Ever since the H3N2 subtype of swine influenza virus (SIV) was identified in U.S. swine herds in 1999, the virus has continued to change, much like it has previously done in the human population.
The evolution of SIV has frustrated producer and swine veterinary control efforts alike, according to human medicine as well as veterinary laboratory diagnosticians who track prevalence and control efforts.
There has been increased SIV activity and variation in strains in recent years around the world, but especially in the U.S. swine population (Figure 1), notes Richard Webby of St. Jude Children's Hospital, Memphis, TN. Change in human influenza activity has been rather minimal in recent years, he reports.
The upsurge in genetic diversity of swine flu strains is a concern for both human and animal health, Webby explains in a presentation at the Iowa State University Swine Disease Conference for Swine Practitioners in Ames, IA. Chances are the two major strains currently identified — H1N1 and H3N2 — will continue to alter and circulate in swine herds, he says.
The challenge is for industry to develop a surveillance system to monitor these changes, thereby, ensuring continued efficacy of SIV vaccines and for early detection of potentially devastating viruses, he reports.
“For the last few years, we've been finding a lot more variety of influenzas in pigs, rather than just the classical swine flu which had been around for decades,” says Kurt Rossow, DVM, of the University of Minnesota Veterinary Diagnostic Laboratory.
There are the classical H1N1 and H3N2 strains, plus some definite genetic and antigenic variations within H1N1 and a few variations within H3N2, suggests Bruce Janke of the Iowa State diagnostic lab.
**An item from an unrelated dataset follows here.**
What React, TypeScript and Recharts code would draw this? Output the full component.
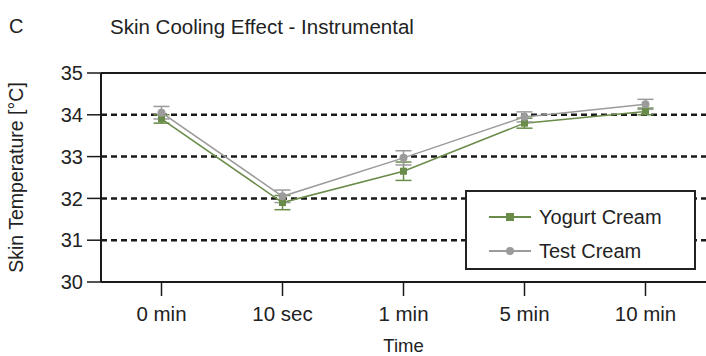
import React from 'react';
import { LineChart, Line, XAxis, YAxis, ErrorBar, ReferenceLine } from 'recharts';

const times = ['0 min', '10 sec', '1 min', '5 min', '10 min'];
const yogurt = [33.9, 31.9, 32.65, 33.8, 34.08];
const yogurtErr = [0.1, 0.17, 0.22, 0.12, 0.08];
const test = [34.05, 32.05, 32.97, 33.95, 34.25];
const testErr = [0.15, 0.15, 0.17, 0.12, 0.12];
const yTicks = [30, 31, 32, 33, 34, 35];
const dashedLines = [31, 32, 33, 34];

const GREEN = '#6a8c4a';
const GRAY = '#9b9b9b';
const FONT = '"Liberation Sans", Arial, sans-serif';

const data = times.map((t, i) => ({
  time: t,
  yogurt: yogurt[i],
  yogurtErr: yogurtErr[i],
  test: test[i],
  testErr: testErr[i],
}));

const SquareDot = (props: any) => {
  const { cx, cy } = props;
  if (cx == null || cy == null) return null;
  return <rect x={cx - 3.5} y={cy - 3.5} width={7} height={7} fill={GREEN} />;
};

function LegendBox() {
  const items = [
    { name: 'Yogurt Cream', color: GREEN, square: true },
    { name: 'Test Cream', color: GRAY, square: false },
  ];
  return (
    <div style={{ position: 'absolute', left: 465, top: 190, width: 231, height: 80, border: '2px solid #222', boxSizing: 'border-box', background: '#fff', paddingTop: 8 }}>
      {items.map((it) => (
        <div key={it.name} style={{ display: 'flex', alignItems: 'center', height: 34 }}>
          <svg width={50} height={14} style={{ marginLeft: 22 }}>
            <line x1={0} x2={42} y1={7} y2={7} stroke={it.color} strokeWidth={2} />
            {it.square ? <rect x={17} y={3} width={8} height={8} fill={it.color} /> : <circle cx={21} cy={7} r={4} fill={it.color} />}
          </svg>
          <span style={{ fontFamily: FONT, fontSize: 20, color: '#222' }}>{it.name}</span>
        </div>
      ))}
    </div>
  );
}

export default function App() {
  return (
    <div style={{ position: 'absolute', left: 0, top: 0, width: 706, height: 356, background: '#fff' }}>
      <div style={{ position: 'absolute', left: 9, top: 15, fontFamily: FONT, fontSize: 20, color: '#222' }}>C</div>
      <div style={{ position: 'absolute', left: 110, top: 15, fontFamily: FONT, fontSize: 20.5, color: '#222' }}>
        Skin Cooling Effect - Instrumental
      </div>
      <LineChart width={706} height={356} data={data} margin={{ top: 73, right: 0, bottom: 0, left: 0 }}>
        {dashedLines.map((v) => (
          <ReferenceLine key={v} y={v} stroke="#1a1a1a" strokeWidth={2.5} strokeDasharray="6 4" />
        ))}
        <ReferenceLine y={35} stroke="#1a1a1a" strokeWidth={2} />
        <XAxis
          dataKey="time"
          padding={{ left: 60.5, right: 60.5 }}
          interval={0}
          tickSize={14}
          height={74}
          axisLine={{ stroke: '#1a1a1a', strokeWidth: 2 }}
          tickLine={{ stroke: '#1a1a1a', strokeWidth: 1.5 }}
          tick={{ fontFamily: FONT, fontSize: 20.5, fill: '#222', dy: 8 }}
          label={{ value: 'Time', position: 'insideBottom', offset: 4, fontFamily: FONT, fontSize: 18.5, fill: '#222' }}
        />
        <YAxis
          width={101}
          domain={[30, 35]}
          ticks={yTicks}
          interval={0}
          tickSize={14}
          axisLine={{ stroke: '#1a1a1a', strokeWidth: 2 }}
          tickLine={{ stroke: '#1a1a1a', strokeWidth: 1.5 }}
          tick={{ fontFamily: FONT, fontSize: 20, fill: '#222', dx: -2 }}
          label={{ value: 'Skin Temperature [°C]', angle: -90, position: 'insideLeft', offset: 16, fontFamily: FONT, fontSize: 19.5, fill: '#222', style: { textAnchor: 'middle' } }}
        />
        <Line dataKey="yogurt" stroke={GREEN} strokeWidth={1.5} dot={<SquareDot />} isAnimationActive={false}>
          <ErrorBar dataKey="yogurtErr" width={8} stroke={GREEN} strokeWidth={1.5} direction="y" />
        </Line>
        <Line dataKey="test" stroke={GRAY} strokeWidth={1.5} dot={{ r: 4, fill: GRAY, stroke: GRAY, strokeWidth: 0 }} isAnimationActive={false}>
          <ErrorBar dataKey="testErr" width={8} stroke={GRAY} strokeWidth={1.5} direction="y" />
        </Line>
      </LineChart>
      <LegendBox />
    </div>
  );
}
A smaller number of H1N2 cases have also been identified.
In Iowa, based on 266 isolates tested in 2001, 70% of the samples were H1N1, 29% were H3N2 and 0.4% were H1N2. For 150 isolates tested in 2002 through September, 74% were H1N1, 23% were H3N2 and 3% were H1N2.
For Minnesota, the predominance of cases in 2001 was H1N1, 94%. H1N1 accounted for 93% of cases through September 2002, says Rossow.
The situation in North Carolina is a study in contrast, explains Gene Erickson, DVM, of the Rollins Animal Disease Diagnostic Laboratory. In 2001, of 320 isolates representing 250 farms, 59% were subtyped H3N2, 39% were H1N1 and 2.4% were H1N2. For 130 isolates representing 114 farms typed so far in 2002, 46% were H3N2, 44% were H1N1 and 11% were H1N2.
This emerging trend in North Carolina was confirmed by Minnesota diagnostic tests, he says.
There are several standard test procedures for SIV diagnosis using tissue, nasal swabs and/or serum. Polymerase chain reaction (PCR; DNA testing), serology, immunohistochemistry (microscopic detection of virus in living tissues), Directigen Flu A test (quick test using nasal or lung swabs) and virus isolation have been shown to provide varying degrees of sensitivity, says Rossow.
Detecting SIV is usually straightforward; however, the new challenge is further characterizing the virus to detect subtypes of strains which have undergone genetic reassortment or variation, he observes. Additional diagnostic tests such as genetic sequencing and new serology tests are being used to help detect and understand the changes.
When pigs are coughing and have pneumonia, lung tissue samples are normally submitted. For diagnosis, the best lung samples are those taken from pigs during the first 3-4 days after the onset of disease.
Nasal swabs are used to do PCR tests to define SIV status or when people don't want to submit whole pigs or euthanize pigs, he notes.
Testing for SIV at state diagnostic labs has proven especially challenging for Pfizer Animal Health, which markets the FluSure family of vaccines for SIV. Other federally licensed, bivalent (H1N1 and H3N2) SIV vaccines are sold by Intervet, Inc. (EndFLUence) and Schering-Plough Animal Health (MaxiVac Excell with Emunade).
The standard or reference serology test used in diagnostic labs doesn't detect SIV antibodies from pigs immunized with the FluSure vaccine, explains Steve Sornsen, DVM, director of U.S. Swine Veterinary Services for Pfizer.
“We know that if we use our virus to make a different serology test, we stimulate a nice antibody response,” he says. “This could have been a big problem for Pfizer, since practitioners often use serology to determine how well pigs have been immunized against SIV.”
Pfizer rectified this situation by sending their virus to many diagnostic labs to make a serology test to detect antibodies to their vaccine. “Using this test, labs have found that they can not only detect pigs vaccinated with FluSure, but also detect some cases that may have been missed,” Sornsen explains.